A casa parlate di mai di ciclismo?
Quando siamo in preparazione sì. E lo stesso se c’è una gara da fare. Jonathan mi dà qualche consiglio sulla tattica, sul percorso soprattutto se sono corse che ha fatto anche lui. Poi però capita anche che in gara le cose vadano diversamente o che non abbia la gamba per mettere in pratica quei consigli.
Qualche giorno fa hai vinto a Reda, ci racconti come è andata?
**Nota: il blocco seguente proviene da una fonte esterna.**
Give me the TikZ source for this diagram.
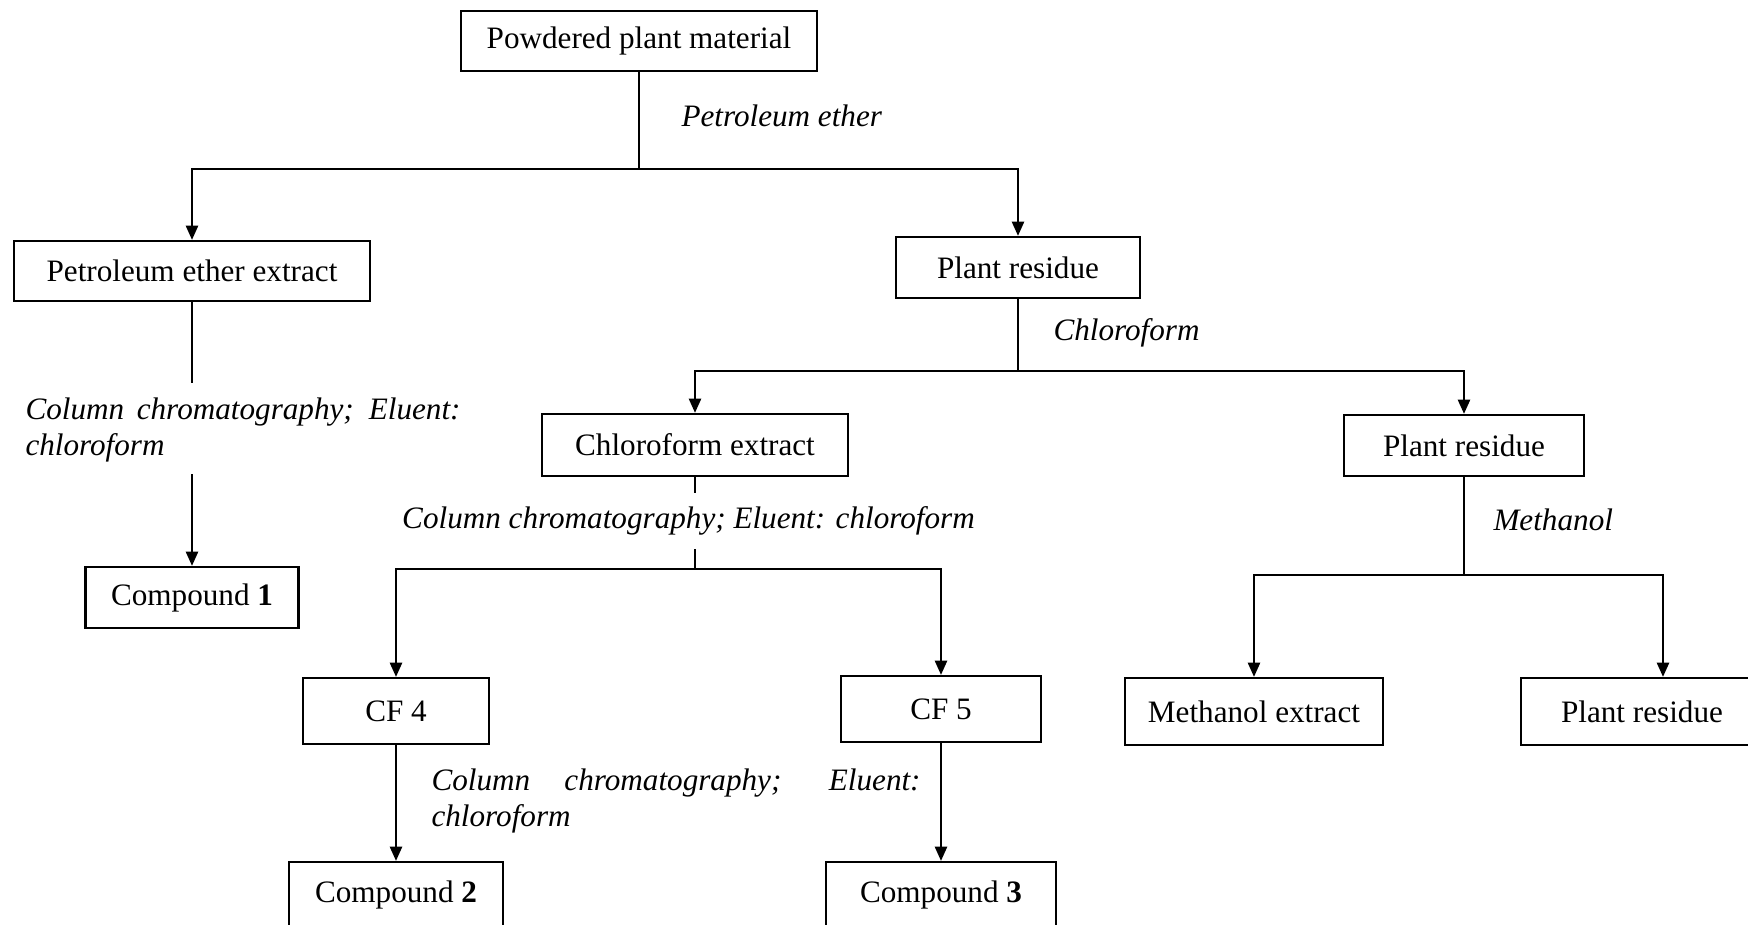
\documentclass[tikz,border=0pt]{standalone}
\usepackage{fontspec}
\setmainfont{Liberation Serif}
\usetikzlibrary{arrows.meta}
\hyphenpenalty=10000
\tikzset{
	box/.style 2 args={draw, line width=0.8pt, minimum width=#1, minimum height=#2, inner sep=0pt, font=\fontsize{12pt}{13.8pt}\selectfont},
	solvent/.style={anchor=west, inner sep=0pt, font=\fontsize{12pt}{13.8pt}\selectfont\itshape},
	method/.style={anchor=west, inner sep=0pt, text width=#1, align=justify, font=\fontsize{12pt}{13.8pt}\selectfont\itshape},
	stemline/.style={line width=0.7pt},
	arrowline/.style={line width=1pt, -{Triangle[length=5.5pt,width=4.6pt]}},
	forkline/.style={line width=1pt, {Triangle[length=5.5pt,width=4.6pt]}-{Triangle[length=5.5pt,width=4.6pt]}}
}
\begin{document}
\begin{tikzpicture}[x=0.385pt, y=-0.385pt]
		\useasboundingbox (0,0) rectangle (1748,925);
		
		\node[box={137.4pt}{23.1pt}] (powder) at (639,41) {Powdered plant material};
		\node[box={137.1pt}{23.1pt}] (petext) at (192,271) {Petroleum ether extract};
		\node[box={93.6pt}{23.5pt}] (res1) at (1018,267.5) {Plant residue};
		\node[box={82pt}{23.5pt}] (comp1) at (192,597.5) {Compound \textbf{1}};
		\node[box={117.8pt}{23.9pt}] (chlext) at (695,445) {Chloroform extract};
		\node[box={92.4pt}{23.5pt}] (res2) at (1464,445.5) {Plant residue};
		\node[box={71.6pt}{25.4pt}] (cf4) at (396,711) {CF 4};
		\node[box={77pt}{25.4pt}] (cf5) at (941,709) {CF 5};
		\node[box={82.4pt}{25.4pt}] (comp2) at (396,895) {Compound \textbf{2}};
		\node[box={88.2pt}{25.4pt}] (comp3) at (941,895) {Compound \textbf{3}};
		\node[box={99.3pt}{25.8pt}] (meext) at (1254,711.5) {Methanol extract};
		\node[box={93.2pt}{25.8pt}] (res3) at (1642,711.5) {Plant residue};
		
		\node[solvent] (petroleum) at (681,116) {Petroleum ether};
		\node[solvent] (chloroform) at (1053,333) {Chloroform};
		\node[solvent] (methanol) at (1493,520) {Methanol};
		\node[method=167.5pt] (column1) at (25,430) {Column chromatography; Eluent:\linebreak chloroform};
		\node[solvent, anchor=center] (column2) at (688.5,521) {Column chromatography; Eluent: chloroform};
		\node[method=188.3pt] (column3) at (431,801) {Column chromatography; Eluent:\linebreak chloroform};
		
		\coordinate (j1) at (639,169);
		\coordinate (j2) at (1018,371);
		\coordinate (j3) at (695,569);
		\coordinate (j4) at (1464,575);
		\coordinate (j4e) at (1663,575);
		\coordinate (c1a) at (192,383);
		\coordinate (c1b) at (192,474);
		\coordinate (c2a) at (695,493);
		\coordinate (c2b) at (695,549);
		
		\draw[stemline] (powder) -- (j1);
		\draw[forkline] (petext.north) |- (j1) -| (res1.north);
		\draw[stemline] (petext) -- (c1a);
		\draw[arrowline] (c1b) -- (comp1);
		\draw[stemline] (res1) -- (j2);
		\draw[forkline] (chlext.north) |- (j2) -| (res2.north);
		\draw[stemline] (chlext) -- (c2a);
		\draw[stemline] (c2b) -- (j3);
		\draw[forkline] (cf4.north) |- (j3) -| (cf5.north);
		\draw[arrowline] (cf4) -- (comp2);
		\draw[arrowline] (cf5) -- (comp3);
		\draw[stemline] (res2) -- (j4);
		\draw[forkline] (meext.north) |- (j4e) -- (res3.north -| j4e);
	\end{tikzpicture}
\end{document}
Mi sentivo molto bene già in partenza. Durante la gara sono rimasto tranquillo perché c’era un nostro compagno in fuga, quindi non avevamo la preoccupazione di dover recuperare. Così ho aspettato fino all’ultimo. Quando la fuga è stata ripresa, sono partito in discesa. C’erano da fare 8 giri e sono scattato al penultimo, quando mancavano 25 chilometri.
Beh, una bella distanza per stare fuori da soli. E come ti sei gestito? Hai controllato anche i nervi?
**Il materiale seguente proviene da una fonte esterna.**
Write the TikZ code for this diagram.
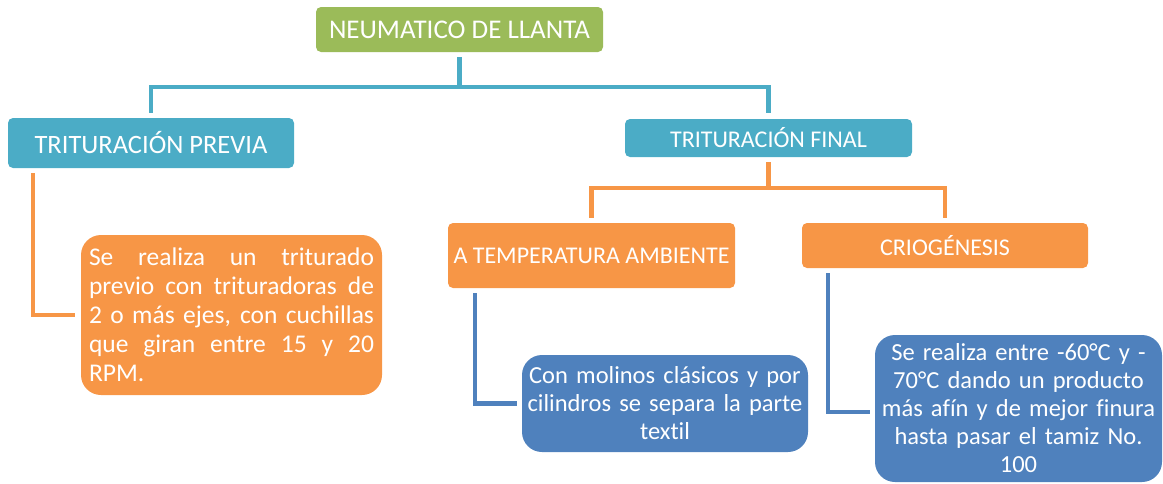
\documentclass[tikz,border=0pt]{standalone}
\usepackage{fontspec}
\setmainfont{Carlito}[Ligatures=NoCommon]
\usetikzlibrary{positioning, calc}
\definecolor{verde}{HTML}{9BBB59}
\definecolor{turquesa}{HTML}{4BACC6}
\definecolor{naranja}{HTML}{F79646}
\definecolor{azul}{HTML}{4F81BD}

\begin{document}
\begin{tikzpicture}[x=1pt, y=1pt,
    caja/.style={rectangle, rounded corners=5pt, text=white, inner sep=0pt, align=center, font=\fontsize{24}{28}\selectfont},
    texto/.style={rectangle, rounded corners=20pt, text=white, inner sep=0pt, font=\fontsize{24.5}{28}\selectfont},
    linea/.style={line width=4.5pt}
]
\useasboundingbox (0,0) rectangle (1163,-483);

% cajas de titulo
\node[caja, fill=verde, minimum width=287pt, minimum height=45pt, font=\fontsize{27}{31}\selectfont] (root) at (459.5,-29.5) {NEUMATICO DE LLANTA};
\node[caja, fill=turquesa, minimum width=286pt, minimum height=50pt, font=\fontsize{26.5}{30}\selectfont] (previa) at (151,-143) {TRITURACIÓN PREVIA};
\node[caja, fill=turquesa, minimum width=287pt, minimum height=38pt] (final) at (768.5,-138) {TRITURACIÓN FINAL};
\node[caja, fill=naranja, minimum width=287pt, minimum height=65pt] (ambiente) at (591.5,-255.5) {A TEMPERATURA AMBIENTE};
\node[caja, fill=naranja, minimum width=286pt, minimum height=45pt] (crio) at (945,-245.5) {CRIOGÉNESIS};

% cajas de texto
\node[texto, fill=naranja, minimum width=301pt, minimum height=160pt, text width=285pt, align=justify, font=\fontsize{25.5}{29}\selectfont] (desc1) at (231.5,-315)
  {Se realiza un triturado\linebreak previo con trituradoras de\linebreak 2 o más ejes, con cuchillas\linebreak que giran entre 15 y 20\linebreak RPM.};
\node[texto, fill=azul, minimum width=286pt, minimum height=97pt, text width=280pt, align=center] (desc2) at (665,-403.5)
  {Con molinos clásicos y por\\ cilindros se separa la parte\\ textil};
\node[texto, fill=azul, minimum width=287pt, minimum height=147pt, text width=280pt, align=center] (desc3) at (1018.5,-408.5)
  {Se realiza entre -60°C y -\\ 70°C dando un producto\\ más afín y de mejor finura\\ hasta pasar el tamiz No.\\ 100};

% conectores
\draw[linea, turquesa] ([yshift=-5pt]root.south) -- ++(0,-30) -| ([yshift=5pt]previa.north);
\draw[linea, turquesa] ([yshift=-5pt]root.south) -- ++(0,-30) -| ([yshift=6pt]final.north);
\draw[linea, naranja] ([yshift=-5pt]final.south) -- ++(0,-26) -| ([yshift=5pt]ambiente.north);
\draw[linea, naranja] ([yshift=-5pt]final.south) -- ++(0,-26) -| ([yshift=5pt]crio.north);
\draw[linea, naranja] ([xshift=25pt,yshift=-5pt]previa.south west) |- ([xshift=-6pt]desc1.west);
\draw[linea, azul] ([xshift=27pt,yshift=-5pt]ambiente.south west) |- ([xshift=-5pt]desc2.west);
\draw[linea, azul] ([xshift=26pt,yshift=-5pt]crio.south west) |- ([xshift=-5pt,yshift=-3.5pt]desc3.west);

\end{tikzpicture}
\end{document}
Sull’ultima salita credevo mi riprendessero e invece non è stato così. Mi davano il distacco e avevo ancora margine. Io ho cercato di mantenere sempre un ritmo alto, ma al tempo stesso di risparmiare qualcosina pensando alla volata nel caso mi avessero ripreso. Poi invece è subentrata l’adrenalina. Agli ultimi cinque chilometri mi hanno detto che avevo 35” di vantaggio e a quel punto ho detto: provo ad andare all’arrivo e ho spinto più che potevo. Era tutta pianura.
Che caratteristiche hai?
Non credo di essere un passistone come mio fratello. Sono alto un metro e 84 centimetri, quindi 10 centimetri più basso di lui. Tengo sulle salite corte e sono abbastanza veloce in volata. Ma sinceramente devo ancora scoprirmi.